The momentum of a photon having energy (hν) is given as: p = hv/c = h/λ ⇒ λ = h/p … (i) Where, λ = Wavelength of the electromagnetic radiation c = Speed of light h = Planck’s constant De Broglie wavelength of the photon is given as: λ = h/mv But p = mv, therefore λ = h/p … (ii) Where, m = Mass of the photon v = Velocity of the photon Hence, it can be inferred from equations (i) and (ii) that the wavelength of the electromagnetic radiation is equal to the de Broglie wavelength of the photon.
Quarks inside protons and neutrons are thought to carry fractional charges [(+2/3)e ; (−1/3)e]. Why do they not show up in Millikan’s oil-drop experiment?
Quarks inside protons and neutrons carry fractional charges. This is because nuclear force increases extremely if they are pulled apart. Therefore, fractional charges may exist in nature; observable charges are still the integral multiple of an electrical charge.
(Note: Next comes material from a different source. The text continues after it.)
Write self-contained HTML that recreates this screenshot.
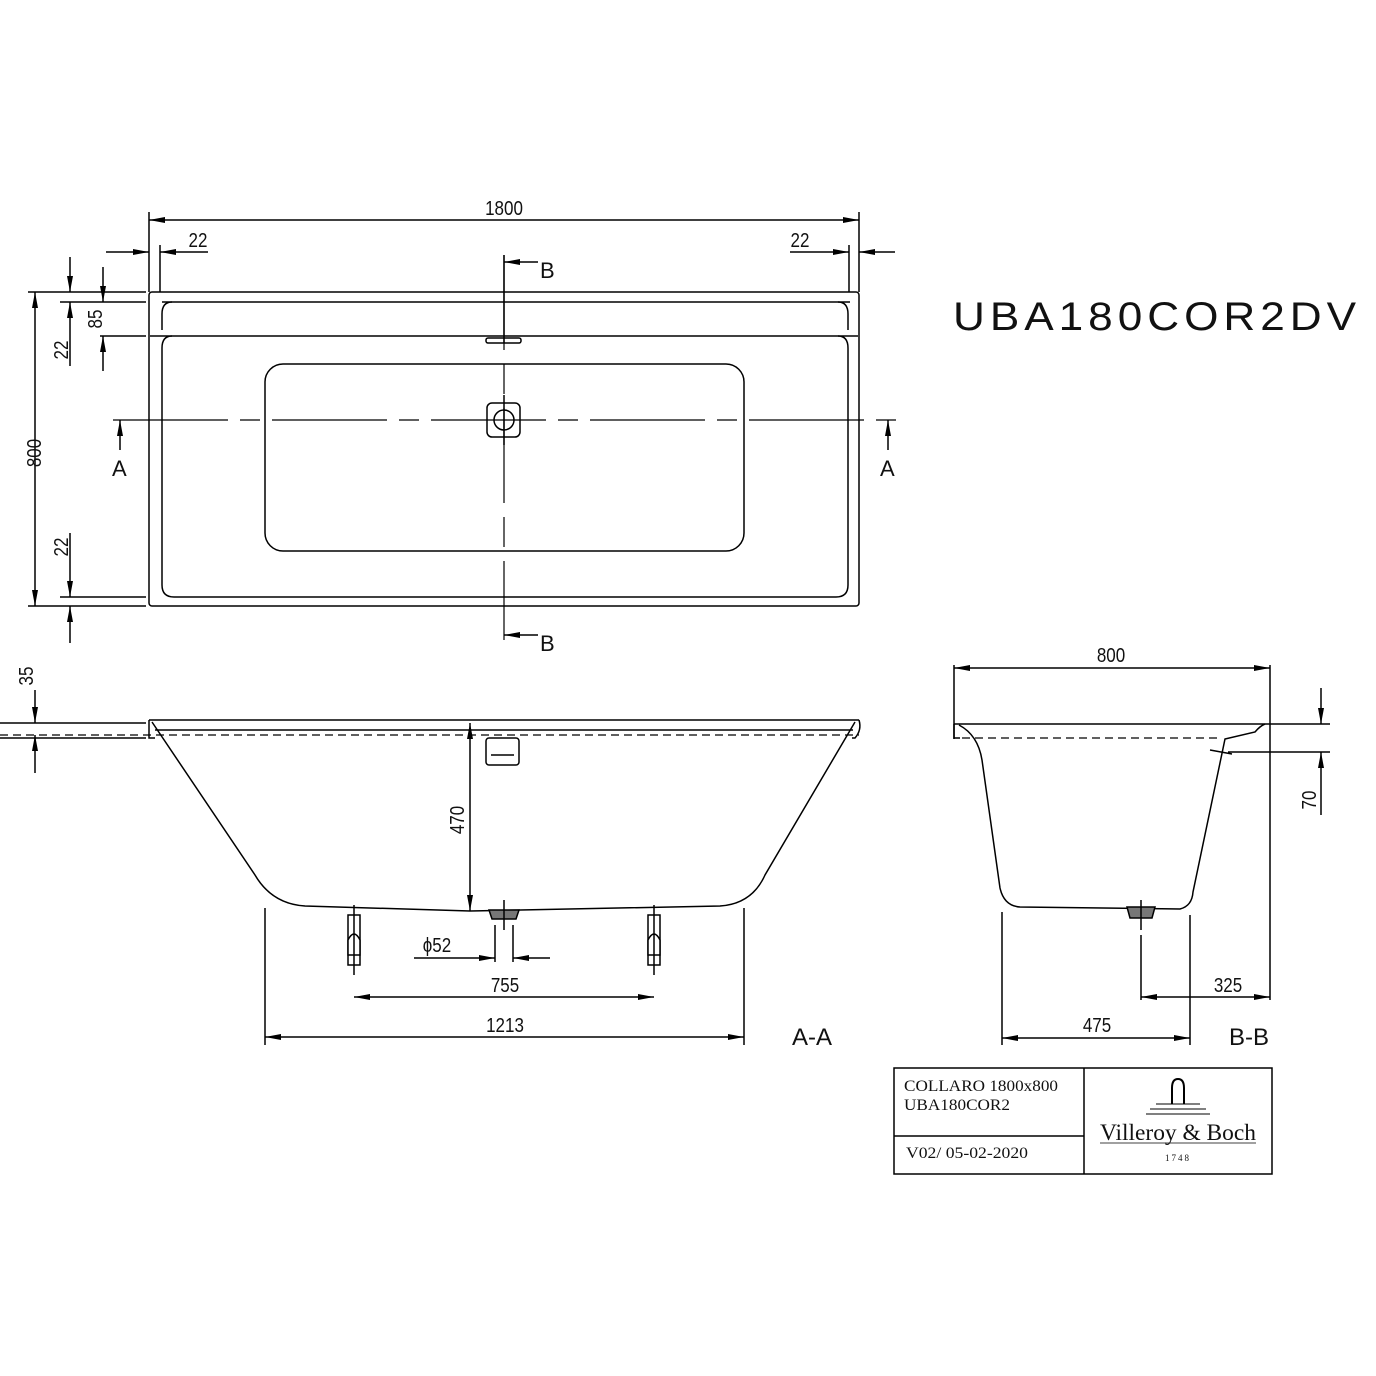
<!DOCTYPE html>
<html><head><meta charset="utf-8"><style>
html,body{margin:0;padding:0;background:#fff}
svg{display:block}
text{font-family:"Liberation Sans",sans-serif;fill:#111}
.d{font-size:20px}
.s{font-family:"Liberation Serif",serif}
</style></head><body>
<svg width="1376" height="1376" viewBox="0 0 1376 1376" xmlns="http://www.w3.org/2000/svg">
<defs>
<marker id="a" viewBox="0 0 16 8" refX="16" refY="4" markerWidth="16" markerHeight="8" markerUnits="userSpaceOnUse" orient="auto-start-reverse"><path d="M0,1 L16,4 L0,7z" fill="#000"/></marker>
</defs>
<g stroke="#000" stroke-width="1.5" fill="none">
<!-- TOP VIEW -->
<rect x="149" y="292" width="710" height="314" rx="3"/>
<path d="M162,302 H850"/>
<path d="M172,302 Q162,302 162,314 V330"/>
<path d="M838,302 Q848,302 848,314 V330"/>
<path d="M150,336 H858"/>
<path d="M172,336 Q162,336 162,348 V585 Q162,597 174,597 H836 Q848,597 848,585 V348 Q848,336 838,336"/>
<rect x="265" y="364" width="479" height="187" rx="18"/>
<rect x="487" y="403" width="33" height="34" rx="5"/>
<circle cx="504" cy="420" r="10"/>
<rect x="486" y="338" width="35" height="5" rx="2"/>
<path d="M113,420 H897" stroke-dasharray="115,12,20,12" stroke-width="1.2"/>
<path d="M504,255 V640" stroke-dasharray="95,14,30,14" stroke-width="1.2"/>
<path d="M504,255 V343 M504,395 V445"/>
<path d="M538,262 H504" marker-end="url(#a)"/>
<path d="M538,635 H504" marker-end="url(#a)"/>
<path d="M120,450 V420" marker-end="url(#a)"/>
<path d="M888,450 V420" marker-end="url(#a)"/>
<!-- 1800 -->
<path d="M149,212 V292 M859,212 V292 M160,245 V292 M849,245 V292"/>
<path d="M149,220 H859" marker-start="url(#a)" marker-end="url(#a)"/>
<path d="M106,252 H149" marker-end="url(#a)"/>
<path d="M208,252 H160" marker-end="url(#a)"/>
<path d="M790,252 H849" marker-end="url(#a)"/>
<path d="M895,252 H859" marker-end="url(#a)"/>
<!-- left dims -->
<path d="M28,292 H146 M28,606 H146 M60,302 H146 M100,336 H146 M60,597 H146"/>
<path d="M35,292 V606" marker-start="url(#a)" marker-end="url(#a)"/>
<path d="M70,257 V292" marker-end="url(#a)"/>
<path d="M70,366 V302" marker-end="url(#a)"/>
<path d="M70,533 V597" marker-end="url(#a)"/>
<path d="M70,643 V606" marker-end="url(#a)"/>
<path d="M103,267 V302" marker-end="url(#a)"/>
<path d="M103,371 V336" marker-end="url(#a)"/>
<!-- A-A SECTION -->
<path d="M149,720 H859"/>
<path d="M155,730 H853"/>
<path d="M0,735 H859" stroke-dasharray="8,5" stroke-width="1.2"/>
<path d="M0,723 H146 M0,738 H146"/>
<path d="M149,720 V738 H155"/>
<path d="M859,720 Q862,730 855,738 H852"/>
<path d="M152,722 L255,875 Q272,904 305,906 L470,911 L720,906 Q752,904 765,875 L855,722"/>
<path d="M470,723 V911" marker-start="url(#a)" marker-end="url(#a)"/>
<rect x="486" y="738" width="33" height="27" rx="3"/>
<path d="M491,755 H514"/>
<path d="M489,910 H519 L516,919 H492z" fill="#777"/>
<path d="M504,900 V930 M495,925 V962 M513,925 V962"/>
<path d="M414,958 H495" marker-end="url(#a)"/>
<path d="M550,958 H513" marker-end="url(#a)"/>
<rect x="348" y="915" width="12" height="50"/>
<path d="M348,940 Q354,928 360,940 V955 H348z" fill="#fff"/>
<rect x="648" y="915" width="12" height="50"/>
<path d="M648,940 Q654,928 660,940 V955 H648z" fill="#fff"/>
<path d="M354,905 V975 M654,905 V975"/>
<path d="M265,908 V1045 M744,908 V1045"/>
<path d="M354,997 H654" marker-start="url(#a)" marker-end="url(#a)"/>
<path d="M265,1037 H744" marker-start="url(#a)" marker-end="url(#a)"/>
<path d="M35,690 V723" marker-end="url(#a)"/>
<path d="M35,773 V735" marker-end="url(#a)"/>
<!-- B-B SECTION -->
<path d="M954,665 V739 M1270,665 V1000"/>
<path d="M954,668 H1270" marker-start="url(#a)" marker-end="url(#a)"/>
<path d="M954,724 H1330"/>
<path d="M954,724 V738 H960"/>
<path d="M962,738 H1222" stroke-dasharray="8,5" stroke-width="1.2"/>
<path d="M959,725 Q978,735 982,760 L1000,888 Q1004,906 1020,907 L1180,909 Q1192,906 1193,892 L1225,739 L1255,732 Q1260,726 1265,724"/>
<path d="M1210,750 L1232,754 M1228,752 H1330"/>
<path d="M1321,688 V724" marker-end="url(#a)"/>
<path d="M1321,815 V752" marker-end="url(#a)"/>
<path d="M1127,907 H1155 L1152,918 H1130z" fill="#777"/>
<path d="M1141,900 V930 M1141,935 V1000 M1002,912 V1045 M1190,915 V1045"/>
<path d="M1141,997 H1270" marker-start="url(#a)" marker-end="url(#a)"/>
<path d="M1002,1038 H1190" marker-start="url(#a)" marker-end="url(#a)"/>
<!-- title block -->
<rect x="894" y="1068" width="378" height="106" stroke-width="1.5"/>
<path d="M1084,1068 V1174 M894,1136 H1084"/>
<path d="M1172,1104 V1088 Q1172,1079 1178,1079 Q1184,1079 1184,1088 V1104" stroke-width="2"/>
<path d="M1156,1104 H1200 M1150,1109 H1206 M1146,1114 H1210" stroke-width="1"/>
<path d="M1100,1143 H1256" stroke-width="0.8"/>
</g>
<!-- labels -->
<g class="d">
<text transform="translate(504,215) scale(0.85,1)" text-anchor="middle">1800</text>
<text transform="translate(198,247) scale(0.85,1)" text-anchor="middle">22</text>
<text transform="translate(800,247) scale(0.85,1)" text-anchor="middle">22</text>
<text x="540" y="278" font-size="22">B</text>
<text x="540" y="651" font-size="22">B</text>
<text x="112" y="476" font-size="22">A</text>
<text x="880" y="476" font-size="22">A</text>
<text transform="translate(41,453) rotate(-90) scale(0.85,1)" text-anchor="middle">800</text>
<text transform="translate(68,350) rotate(-90) scale(0.85,1)" text-anchor="middle">22</text>
<text transform="translate(68,547) rotate(-90) scale(0.85,1)" text-anchor="middle">22</text>
<text transform="translate(102,319) rotate(-90) scale(0.85,1)" text-anchor="middle">85</text>
<text transform="translate(33,676) rotate(-90) scale(0.85,1)" text-anchor="middle">35</text>
<text transform="translate(464,820) rotate(-90) scale(0.85,1)" text-anchor="middle">470</text>
<text transform="translate(437,952) scale(0.85,1)" text-anchor="middle">ϕ52</text>
<text transform="translate(505,992) scale(0.85,1)" text-anchor="middle">755</text>
<text transform="translate(505,1032) scale(0.85,1)" text-anchor="middle">1213</text>
<text x="812" y="1045" text-anchor="middle" font-size="24">A-A</text>
<text transform="translate(1111,662) scale(0.85,1)" text-anchor="middle">800</text>
<text transform="translate(1316,800) rotate(-90) scale(0.85,1)" text-anchor="middle">70</text>
<text transform="translate(1228,992) scale(0.85,1)" text-anchor="middle">325</text>
<text transform="translate(1097,1032) scale(0.85,1)" text-anchor="middle">475</text>
<text x="1249" y="1045" text-anchor="middle" font-size="24">B-B</text>
</g>
<text x="953" y="330" font-size="40" letter-spacing="4.5" textLength="408" lengthAdjust="spacingAndGlyphs">UBA180COR2DV</text>
<text class="s" x="904" y="1091" font-size="16" textLength="154" lengthAdjust="spacingAndGlyphs">COLLARO 1800x800</text>
<text class="s" x="904" y="1110" font-size="16" textLength="106" lengthAdjust="spacingAndGlyphs">UBA180COR2</text>
<text class="s" x="906" y="1158" font-size="16" textLength="122" lengthAdjust="spacingAndGlyphs">V02/ 05-02-2020</text>
<text class="s" x="1178" y="1140" font-size="23" text-anchor="middle" textLength="156" lengthAdjust="spacingAndGlyphs">Villeroy &amp; Boch</text>
<text class="s" x="1178" y="1161" font-size="9" text-anchor="middle" letter-spacing="2">1748</text>
</svg>
</body></html>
Why should gases be insulators at ordinary pressures and start conducting at very low pressures?
At atmospheric pressure, the ions of gases have no chance of reaching their respective electrons because of collision and recombination with other gas molecules. Hence, gases are insulators at atmospheric pressure. At low pressures, ions have a chance of reaching their respective electrodes and constitute a current. Hence, they conduct electricity at these pressures.
Every metal has a definite work function. Why do all photoelectrons not come out with the same energy if incident radiation is monochromatic? Why is there an energy distribution of photoelectrons?
The work function of a metal is the minimum energy required for a conduction electron to get out of the metal surface. All the electrons in an atom do not have the same energy level. When a ray having some photon energy is incident on a metal surface, the electrons come out from different levels with different energies. Hence, these emitted electrons show different energy distributions.